### Given exercise
Using the data below, output the first line and every line after it up to and including the line containing "(159.5,\yy) -- (1123.5,\yy);", exactly as written and with nothing added.
-- START --
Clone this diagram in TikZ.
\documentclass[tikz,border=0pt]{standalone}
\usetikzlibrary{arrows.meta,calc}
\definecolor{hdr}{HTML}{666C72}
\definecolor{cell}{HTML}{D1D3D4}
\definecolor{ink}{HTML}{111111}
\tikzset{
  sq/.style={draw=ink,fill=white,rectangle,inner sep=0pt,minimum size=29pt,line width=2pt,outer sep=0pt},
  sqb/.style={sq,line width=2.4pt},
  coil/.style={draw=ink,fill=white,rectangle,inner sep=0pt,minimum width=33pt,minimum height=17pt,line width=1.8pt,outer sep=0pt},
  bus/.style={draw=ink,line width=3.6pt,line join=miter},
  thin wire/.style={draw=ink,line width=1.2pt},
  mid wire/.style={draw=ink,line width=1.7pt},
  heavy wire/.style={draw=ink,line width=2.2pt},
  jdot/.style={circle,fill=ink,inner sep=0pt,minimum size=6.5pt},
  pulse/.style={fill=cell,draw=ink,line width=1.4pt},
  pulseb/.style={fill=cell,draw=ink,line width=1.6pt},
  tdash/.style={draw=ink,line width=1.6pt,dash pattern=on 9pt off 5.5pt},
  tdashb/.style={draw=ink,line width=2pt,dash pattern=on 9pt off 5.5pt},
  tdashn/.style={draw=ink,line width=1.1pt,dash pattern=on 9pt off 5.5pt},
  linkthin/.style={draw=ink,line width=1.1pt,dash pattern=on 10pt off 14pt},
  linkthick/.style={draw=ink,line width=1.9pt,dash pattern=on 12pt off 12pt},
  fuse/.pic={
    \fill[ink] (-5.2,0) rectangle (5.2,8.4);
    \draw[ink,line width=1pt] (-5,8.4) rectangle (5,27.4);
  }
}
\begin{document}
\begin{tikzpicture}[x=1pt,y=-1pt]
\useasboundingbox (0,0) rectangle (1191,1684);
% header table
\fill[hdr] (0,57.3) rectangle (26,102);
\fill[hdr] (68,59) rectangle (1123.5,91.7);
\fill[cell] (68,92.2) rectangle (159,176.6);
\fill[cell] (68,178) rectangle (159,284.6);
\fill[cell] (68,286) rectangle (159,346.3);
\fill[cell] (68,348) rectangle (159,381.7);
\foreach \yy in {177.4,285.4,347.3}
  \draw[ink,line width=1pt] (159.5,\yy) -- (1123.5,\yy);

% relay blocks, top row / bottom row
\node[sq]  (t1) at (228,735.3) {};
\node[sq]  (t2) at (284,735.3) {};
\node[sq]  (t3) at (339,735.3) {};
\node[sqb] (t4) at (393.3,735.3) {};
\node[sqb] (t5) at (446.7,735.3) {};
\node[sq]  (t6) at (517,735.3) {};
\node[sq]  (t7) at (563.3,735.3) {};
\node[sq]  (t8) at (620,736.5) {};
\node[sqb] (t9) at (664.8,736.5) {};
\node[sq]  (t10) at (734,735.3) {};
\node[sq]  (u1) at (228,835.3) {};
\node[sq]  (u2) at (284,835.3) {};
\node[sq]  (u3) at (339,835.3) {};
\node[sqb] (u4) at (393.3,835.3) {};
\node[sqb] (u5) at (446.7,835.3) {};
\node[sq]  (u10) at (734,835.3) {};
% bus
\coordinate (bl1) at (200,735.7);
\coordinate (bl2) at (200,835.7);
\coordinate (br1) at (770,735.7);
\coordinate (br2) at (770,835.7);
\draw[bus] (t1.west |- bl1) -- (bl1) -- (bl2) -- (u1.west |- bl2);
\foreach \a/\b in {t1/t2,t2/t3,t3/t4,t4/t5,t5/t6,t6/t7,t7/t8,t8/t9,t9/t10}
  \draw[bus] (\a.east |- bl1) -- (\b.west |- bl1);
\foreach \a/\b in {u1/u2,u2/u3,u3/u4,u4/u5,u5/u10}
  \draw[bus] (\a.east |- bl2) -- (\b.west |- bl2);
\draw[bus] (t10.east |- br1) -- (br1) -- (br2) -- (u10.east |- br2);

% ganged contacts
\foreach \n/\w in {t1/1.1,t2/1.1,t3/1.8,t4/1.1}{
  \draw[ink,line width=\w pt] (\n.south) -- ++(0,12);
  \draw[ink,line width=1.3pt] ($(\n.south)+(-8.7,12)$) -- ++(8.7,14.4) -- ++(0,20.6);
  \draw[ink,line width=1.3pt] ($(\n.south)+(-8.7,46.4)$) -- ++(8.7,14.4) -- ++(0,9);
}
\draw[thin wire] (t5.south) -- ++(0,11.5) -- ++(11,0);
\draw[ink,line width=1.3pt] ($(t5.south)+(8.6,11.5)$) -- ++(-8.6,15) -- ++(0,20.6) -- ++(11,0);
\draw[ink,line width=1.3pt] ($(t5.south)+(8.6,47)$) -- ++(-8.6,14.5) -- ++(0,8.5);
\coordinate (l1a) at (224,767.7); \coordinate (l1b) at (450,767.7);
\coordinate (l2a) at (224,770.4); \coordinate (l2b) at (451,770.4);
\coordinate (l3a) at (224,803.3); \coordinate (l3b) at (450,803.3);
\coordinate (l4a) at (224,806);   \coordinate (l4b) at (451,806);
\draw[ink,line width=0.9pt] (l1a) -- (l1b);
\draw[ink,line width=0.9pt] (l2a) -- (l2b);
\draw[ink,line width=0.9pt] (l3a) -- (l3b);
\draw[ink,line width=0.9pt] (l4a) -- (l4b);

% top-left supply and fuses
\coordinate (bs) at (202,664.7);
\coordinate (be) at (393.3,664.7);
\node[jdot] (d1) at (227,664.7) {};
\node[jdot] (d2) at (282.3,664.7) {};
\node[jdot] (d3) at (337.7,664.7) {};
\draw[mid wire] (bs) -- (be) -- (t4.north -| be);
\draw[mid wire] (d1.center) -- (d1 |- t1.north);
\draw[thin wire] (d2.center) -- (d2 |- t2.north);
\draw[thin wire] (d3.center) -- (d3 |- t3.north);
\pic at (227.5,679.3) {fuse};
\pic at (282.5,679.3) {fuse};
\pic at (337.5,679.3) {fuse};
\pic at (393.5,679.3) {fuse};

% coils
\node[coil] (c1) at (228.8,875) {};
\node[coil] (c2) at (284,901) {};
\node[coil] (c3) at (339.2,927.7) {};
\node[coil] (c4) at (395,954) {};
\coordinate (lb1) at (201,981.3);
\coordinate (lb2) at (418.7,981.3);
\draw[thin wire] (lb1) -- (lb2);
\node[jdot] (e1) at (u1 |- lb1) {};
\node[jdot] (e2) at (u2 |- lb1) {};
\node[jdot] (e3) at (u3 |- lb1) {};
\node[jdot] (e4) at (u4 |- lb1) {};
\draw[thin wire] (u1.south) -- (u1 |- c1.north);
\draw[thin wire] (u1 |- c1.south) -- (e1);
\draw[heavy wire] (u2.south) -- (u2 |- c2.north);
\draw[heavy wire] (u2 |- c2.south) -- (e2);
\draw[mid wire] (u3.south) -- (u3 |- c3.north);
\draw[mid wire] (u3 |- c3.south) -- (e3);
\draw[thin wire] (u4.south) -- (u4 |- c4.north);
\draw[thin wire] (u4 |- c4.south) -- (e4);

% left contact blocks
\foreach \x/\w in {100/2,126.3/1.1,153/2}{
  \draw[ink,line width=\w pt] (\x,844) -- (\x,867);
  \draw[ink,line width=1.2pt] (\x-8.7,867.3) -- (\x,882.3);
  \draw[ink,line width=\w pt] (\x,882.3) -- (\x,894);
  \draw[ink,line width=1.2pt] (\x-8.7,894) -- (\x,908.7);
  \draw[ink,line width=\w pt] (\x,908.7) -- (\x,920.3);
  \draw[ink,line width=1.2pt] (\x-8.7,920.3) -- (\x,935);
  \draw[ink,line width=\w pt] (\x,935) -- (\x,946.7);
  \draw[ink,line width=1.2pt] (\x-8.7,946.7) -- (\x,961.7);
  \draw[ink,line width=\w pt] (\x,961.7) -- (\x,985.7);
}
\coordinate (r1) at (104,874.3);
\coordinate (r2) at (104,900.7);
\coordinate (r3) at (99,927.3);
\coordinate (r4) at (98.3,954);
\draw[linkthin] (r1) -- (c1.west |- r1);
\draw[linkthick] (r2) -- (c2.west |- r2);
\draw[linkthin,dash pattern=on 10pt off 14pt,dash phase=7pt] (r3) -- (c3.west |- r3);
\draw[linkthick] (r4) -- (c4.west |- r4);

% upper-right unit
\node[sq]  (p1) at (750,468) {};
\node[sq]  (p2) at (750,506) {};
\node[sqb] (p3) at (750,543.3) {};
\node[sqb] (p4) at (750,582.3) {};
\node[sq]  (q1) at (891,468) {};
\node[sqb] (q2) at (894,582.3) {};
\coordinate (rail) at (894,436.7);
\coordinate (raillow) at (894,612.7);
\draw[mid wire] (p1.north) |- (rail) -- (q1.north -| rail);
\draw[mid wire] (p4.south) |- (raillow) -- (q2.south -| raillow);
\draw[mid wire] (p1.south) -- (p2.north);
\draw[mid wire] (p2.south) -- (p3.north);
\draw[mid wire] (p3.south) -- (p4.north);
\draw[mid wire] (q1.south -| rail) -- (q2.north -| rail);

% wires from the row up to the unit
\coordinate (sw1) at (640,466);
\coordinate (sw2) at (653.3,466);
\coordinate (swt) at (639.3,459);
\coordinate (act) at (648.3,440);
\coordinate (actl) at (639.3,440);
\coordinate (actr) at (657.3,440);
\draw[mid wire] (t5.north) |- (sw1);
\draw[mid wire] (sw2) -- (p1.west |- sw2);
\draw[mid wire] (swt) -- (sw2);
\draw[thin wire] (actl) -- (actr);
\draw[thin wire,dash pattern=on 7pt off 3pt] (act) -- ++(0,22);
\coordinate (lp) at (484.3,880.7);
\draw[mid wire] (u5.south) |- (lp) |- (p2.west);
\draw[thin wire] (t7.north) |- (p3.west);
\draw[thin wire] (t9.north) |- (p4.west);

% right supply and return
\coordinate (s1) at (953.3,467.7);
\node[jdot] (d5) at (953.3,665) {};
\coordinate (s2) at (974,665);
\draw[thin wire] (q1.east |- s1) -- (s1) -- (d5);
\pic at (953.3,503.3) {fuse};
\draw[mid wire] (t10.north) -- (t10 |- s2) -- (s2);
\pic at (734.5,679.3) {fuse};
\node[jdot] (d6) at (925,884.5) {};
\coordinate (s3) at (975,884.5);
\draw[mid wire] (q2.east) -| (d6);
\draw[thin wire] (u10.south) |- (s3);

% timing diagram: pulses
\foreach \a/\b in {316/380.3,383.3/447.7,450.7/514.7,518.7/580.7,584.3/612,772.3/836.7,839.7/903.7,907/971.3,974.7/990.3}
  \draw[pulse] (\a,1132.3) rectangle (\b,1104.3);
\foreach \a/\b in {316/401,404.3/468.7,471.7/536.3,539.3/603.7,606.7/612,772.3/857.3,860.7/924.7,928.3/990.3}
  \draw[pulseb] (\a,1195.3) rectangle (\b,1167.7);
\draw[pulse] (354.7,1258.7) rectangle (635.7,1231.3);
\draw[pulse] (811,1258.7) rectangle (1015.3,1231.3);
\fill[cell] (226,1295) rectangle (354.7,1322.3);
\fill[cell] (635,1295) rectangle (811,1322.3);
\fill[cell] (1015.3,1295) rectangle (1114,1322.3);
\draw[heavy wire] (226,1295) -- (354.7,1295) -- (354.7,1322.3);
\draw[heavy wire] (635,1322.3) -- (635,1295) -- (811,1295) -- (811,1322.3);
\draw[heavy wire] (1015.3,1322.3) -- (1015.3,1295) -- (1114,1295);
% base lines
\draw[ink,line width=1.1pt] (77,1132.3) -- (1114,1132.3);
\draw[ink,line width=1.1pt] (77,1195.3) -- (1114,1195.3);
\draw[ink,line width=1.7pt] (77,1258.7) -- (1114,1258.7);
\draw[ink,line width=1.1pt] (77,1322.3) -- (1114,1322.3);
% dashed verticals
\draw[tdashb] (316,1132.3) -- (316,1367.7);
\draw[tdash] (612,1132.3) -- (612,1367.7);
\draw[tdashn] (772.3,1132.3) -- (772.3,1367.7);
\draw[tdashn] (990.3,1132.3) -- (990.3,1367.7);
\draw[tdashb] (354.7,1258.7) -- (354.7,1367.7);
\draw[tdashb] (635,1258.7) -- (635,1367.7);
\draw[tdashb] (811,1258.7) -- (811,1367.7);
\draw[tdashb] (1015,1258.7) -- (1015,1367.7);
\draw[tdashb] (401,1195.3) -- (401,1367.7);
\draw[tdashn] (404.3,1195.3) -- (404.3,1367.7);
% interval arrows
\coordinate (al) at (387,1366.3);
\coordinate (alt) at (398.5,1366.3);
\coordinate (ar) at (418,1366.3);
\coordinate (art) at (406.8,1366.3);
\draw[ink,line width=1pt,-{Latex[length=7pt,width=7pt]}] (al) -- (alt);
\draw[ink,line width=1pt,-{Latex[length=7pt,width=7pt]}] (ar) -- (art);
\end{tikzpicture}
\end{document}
-- END --
### Solution to the problem
Clone this diagram in TikZ.
\documentclass[tikz,border=0pt]{standalone}
\usetikzlibrary{arrows.meta,calc}
\definecolor{hdr}{HTML}{666C72}
\definecolor{cell}{HTML}{D1D3D4}
\definecolor{ink}{HTML}{111111}
\tikzset{
  sq/.style={draw=ink,fill=white,rectangle,inner sep=0pt,minimum size=29pt,line width=2pt,outer sep=0pt},
  sqb/.style={sq,line width=2.4pt},
  coil/.style={draw=ink,fill=white,rectangle,inner sep=0pt,minimum width=33pt,minimum height=17pt,line width=1.8pt,outer sep=0pt},
  bus/.style={draw=ink,line width=3.6pt,line join=miter},
  thin wire/.style={draw=ink,line width=1.2pt},
  mid wire/.style={draw=ink,line width=1.7pt},
  heavy wire/.style={draw=ink,line width=2.2pt},
  jdot/.style={circle,fill=ink,inner sep=0pt,minimum size=6.5pt},
  pulse/.style={fill=cell,draw=ink,line width=1.4pt},
  pulseb/.style={fill=cell,draw=ink,line width=1.6pt},
  tdash/.style={draw=ink,line width=1.6pt,dash pattern=on 9pt off 5.5pt},
  tdashb/.style={draw=ink,line width=2pt,dash pattern=on 9pt off 5.5pt},
  tdashn/.style={draw=ink,line width=1.1pt,dash pattern=on 9pt off 5.5pt},
  linkthin/.style={draw=ink,line width=1.1pt,dash pattern=on 10pt off 14pt},
  linkthick/.style={draw=ink,line width=1.9pt,dash pattern=on 12pt off 12pt},
  fuse/.pic={
    \fill[ink] (-5.2,0) rectangle (5.2,8.4);
    \draw[ink,line width=1pt] (-5,8.4) rectangle (5,27.4);
  }
}
\begin{document}
\begin{tikzpicture}[x=1pt,y=-1pt]
\useasboundingbox (0,0) rectangle (1191,1684);
% header table
\fill[hdr] (0,57.3) rectangle (26,102);
\fill[hdr] (68,59) rectangle (1123.5,91.7);
\fill[cell] (68,92.2) rectangle (159,176.6);
\fill[cell] (68,178) rectangle (159,284.6);
\fill[cell] (68,286) rectangle (159,346.3);
\fill[cell] (68,348) rectangle (159,381.7);
\foreach \yy in {177.4,285.4,347.3}
  \draw[ink,line width=1pt] (159.5,\yy) -- (1123.5,\yy);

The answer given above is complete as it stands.